WAT'S GOIN' ON〔Vol. 8〕30連敗 最下位 違反行為 それでもシーズンは続く 青森ワッツが追い込まれた苦境
常勝だけがプロスポーツチームの存在意義なのだろうか…既存のプロスポーツ観に逆らうようにBリーグ誕生以前から活動を続ける不思議なプロバスケットボールチーム《青森ワッツ》の魅力に迫る。台湾プロバスケットボールリーグの新竹ライオニアーズとのグローバルパートナーシップ締結など、アリーナに収まらない活動を開始した青森ワッツが地元青森にどのような波及効果をもたらし得るのか、また、いかにしてプロスポーツチームのあり方を刷新してゆくのか、その可能性を同チームの歴史とともにリポートする。〔全13回〕
Bリーグのワッツ
ふたたび、青森ワッツである。bjリーグに参加していたことによって、B(2)リーグにも参加できることになったこのチームは、輝かしい開幕の年にどんな戦績を残したか。 9月24日の初戦(対・サイバーダイン茨城ロボッツ)は落として、黒星スタート。最終戦績は29勝31敗とわずかに負け越したが、前シーズン(bjリーグ最終年)よりは敢闘して、東地区4位で終えた。この時点で、ワッツの選手平均年齢は、24.8歳(シーズン当初)。リーグでもっとも若いチームだった。その若さゆえか、フリースローのチャンスを活かせない場面が特に目についた年でもあったという。 『東奥日報』(2017年5月23日付)によれば、選手がファールを受けた回数は1228回と、リーグで2番目に多かった。ファールを受けた回数が多いということは、フリースローを試投できるチャンスが増えるということでもあるが、ワッツは1122回ものチャンスのうち64.2%しか成功させることができなかった。
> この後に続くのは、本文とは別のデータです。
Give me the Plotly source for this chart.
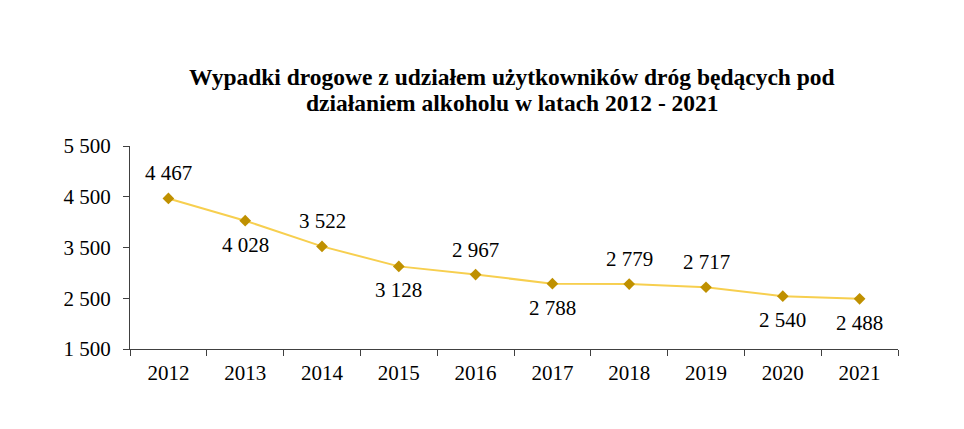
import plotly.graph_objects as go

years = ["2012", "2013", "2014", "2015", "2016", "2017", "2018", "2019", "2020", "2021"]
accidents = [4467, 4028, 3522, 3128, 2967, 2788, 2779, 2717, 2540, 2488]
label_side = ["above", "below", "above", "below", "above", "below", "above", "above", "below", "below"]
y_ticks = [1500, 2500, 3500, 4500, 5500]
title_lines = ["Wypadki drogowe z udziałem użytkowników dróg będących pod",
               "działaniem alkoholu w latach 2012 - 2021"]

FONT = "Liberation Serif, Times New Roman, serif"

def fmt(v):
    return f"{v:,}".replace(",", " ")

fig = go.Figure()
fig.add_trace(go.Scatter(
    x=years, y=accidents, mode="lines+markers",
    line=dict(color="#F7CF4F", width=2),
    marker=dict(symbol="diamond", size=9, color="#BF9000"),
    hoverinfo="skip", showlegend=False,
))

for i, (y, side) in enumerate(zip(accidents, label_side)):
    fig.add_annotation(x=i, y=y, xref="x", yref="y", text=fmt(y), showarrow=False,
                       yshift=25 if side == "above" else -24,
                       font=dict(family=FONT, size=21, color="#000"))

for line, ypos in zip(title_lines, [1.34, 1.212]):
    fig.add_annotation(x=0.498, y=ypos, xref="paper", yref="paper", text=f"<b>{line}</b>",
                       showarrow=False, xanchor="center", yanchor="middle",
                       font=dict(family=FONT, size=23.5, color="#000"))

fig.update_layout(
    width=956, height=421,
    margin=dict(l=122, r=66, t=138, b=80),
    paper_bgcolor="white", plot_bgcolor="white",
    font=dict(family=FONT, size=21, color="#000"),
    xaxis=dict(
        type="category", showgrid=False, showline=True, linecolor="#404040", linewidth=1,
        ticks="outside", ticklen=6, tickcolor="#404040", tickson="boundaries",
        tickfont=dict(family=FONT, size=21), range=[-0.5, 9.5], ticklabelstandoff=5,
    ),
    yaxis=dict(
        range=[1500, 5500], tickvals=y_ticks,
        ticktext=[fmt(v) for v in y_ticks],
        showgrid=False, showline=True, linecolor="#404040", linewidth=1,
        ticks="outside", ticklen=6, tickcolor="#404040", zeroline=False,
        tickfont=dict(family=FONT, size=21), ticklabelstandoff=8,
    ),
)

fig.write_html("out.html")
この成功率は、リーグ・ワースト2位だ。その一方で、ディフェンスリバウンド(1864回)については、B(2)リーグで最多を記録している。 チームが発足した2013年から見れば、ホームゲームの観客動員数(1試合平均)は、1638人、1735人、1701人、1730人(Bリーグ初年)と着実に増えたが、当初からの目標である2000人には程遠い。それでも、この年、B(2)リーグで2000人のラインを超えたのは熊本ヴォルターズだけで、全18チームの3分の1にあたる6チームが1000人を下回る平均観客動員数にとどまっていた事実を考慮すれば、ワッツはまずまずのスタートを切ったと評価するのが適当だろう。